Entscheidungsstichwort (Thema)
Gewährt ein Dritter Arbeitnehmern eines Unternehmens Rabatt, liegt nur ausnahmsweise steuerpflichtiger Lohn vor
Leitsatz (amtlich)
1. Rabatte, die Arbeitnehmern von dritter Seite eingeräumt werden, sind nur Arbeitslohn, wenn sich aus den Umständen ergibt, dass mit dem Preisnachlass die für den Arbeitgeber erbrachte Arbeitsleistung final entgolten werden soll.
2. "Enge Beziehungen sonstiger Art" zwischen dem Dritten und dem Arbeitgeber allein begründen den erforderlichen Veranlassungszusammenhang nicht (gegen BMF-Schreiben vom 20.01.2015 (BStBl I 2015, 143).

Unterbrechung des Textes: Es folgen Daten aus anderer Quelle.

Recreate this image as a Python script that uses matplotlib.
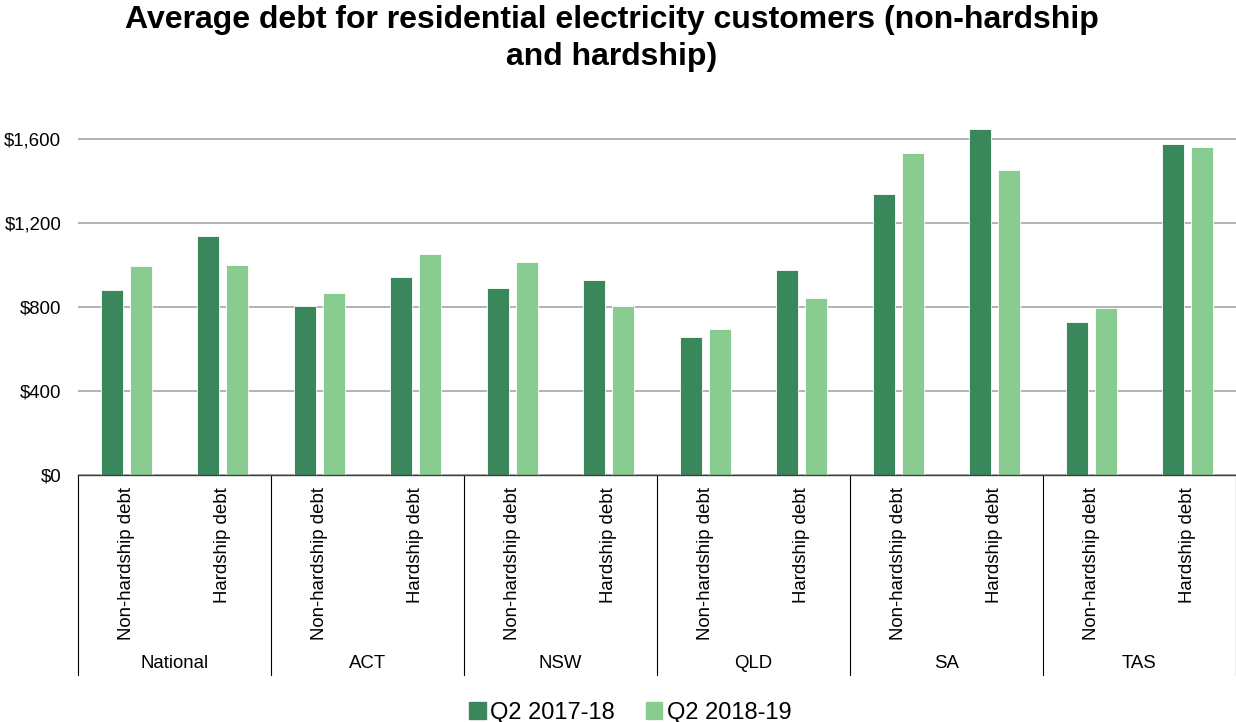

3. Dass der Dritte den Rabatt aus eigenwirtschaftlichen Gründen gewährt, spricht gegen die Annahme von Arbeitslohn.
Normenkette
EStG § 19 Abs. 1 S. 1 Nr. 1
Tatbestand
Die Beteiligten streiten über die Lohnsteuerpflicht für Preisnachlässe, die den Mitarbeitern der Klägerin durch die Unternehmen der ... KG gewährt werden.
I.
1. Beide Unternehmen wurden einst von demselben Unternehmer ... gegründet.
Die KG ist ein weltweit tätiger Handels- und Dienstleistungskonzern.
Geschäftsgegenstand der Klägerin ist im Wesentlichen die Entwicklung, Planung, Realisierung und die Verwaltung von Immobilien. Die Klägerin beschäftigt rund ... Mitarbeiter.
Die Geschäftsanteile an der Klägerin hält eine Holdinggesellschaft, deren Gesellschafter zu 20% die verwitwete ... Ehefrau des Unternehmensgründers sowie deren gemeinsamer Sohn (S) zu 60% und seine Schwester zu 20% sind. S ist Vorsitzender der Geschäftsführung der Klägerin.
Die Gesellschafter der Holding sind als Minderheitsgesellschafter zugleich an der KG beteiligt, nämlich S zu etwas über 20 % und seine Mutter und seine Schwester zu jeweils knapp 6% (zusammen also 32...%). S ist eines von 25 Aufsichtsratsmitgliedern der der persönlich haftenden Gesellschafterin der KG. Aufsichtsratsvorsitzender ist dort sein Halbbruder. Mehrheitsgesellschafter der KG ist eine den Namen seines Halbbruders tragende Stiftung.
Die Klägerin auf der einen Seite und die Unternehmen der KG auf der anderen Seite sind rechtlich selbständig. Sie gehören nicht zu einem Konzern im Sinne von § 18 Aktiengesetz und sind keine miteinander verbundenen Unternehmen im Sinne von § 15 Aktiengesetz.
2. Die KG gewährt im Rahmen einer freiwilligen Leistung ihren Konzernmitarbeitern auf alle Käufe aus dem eigenen Warensortiment Rabatt. Über die Gewährung des Mitarbeiter-Rabatts wird bei der KG ausweislich eines als Anlage K 4 vorgelegten Schreibens von dort jährlich durch einen Konzernvertreter und einem Mitglied des Konzernbetriebsrates als Arbeitnehmervertreter, ohne Hinzuziehung des Aufsichtsrates, entschieden. Die Entscheidung wird den Mitarbeitern durch Aushang bekannt gemacht.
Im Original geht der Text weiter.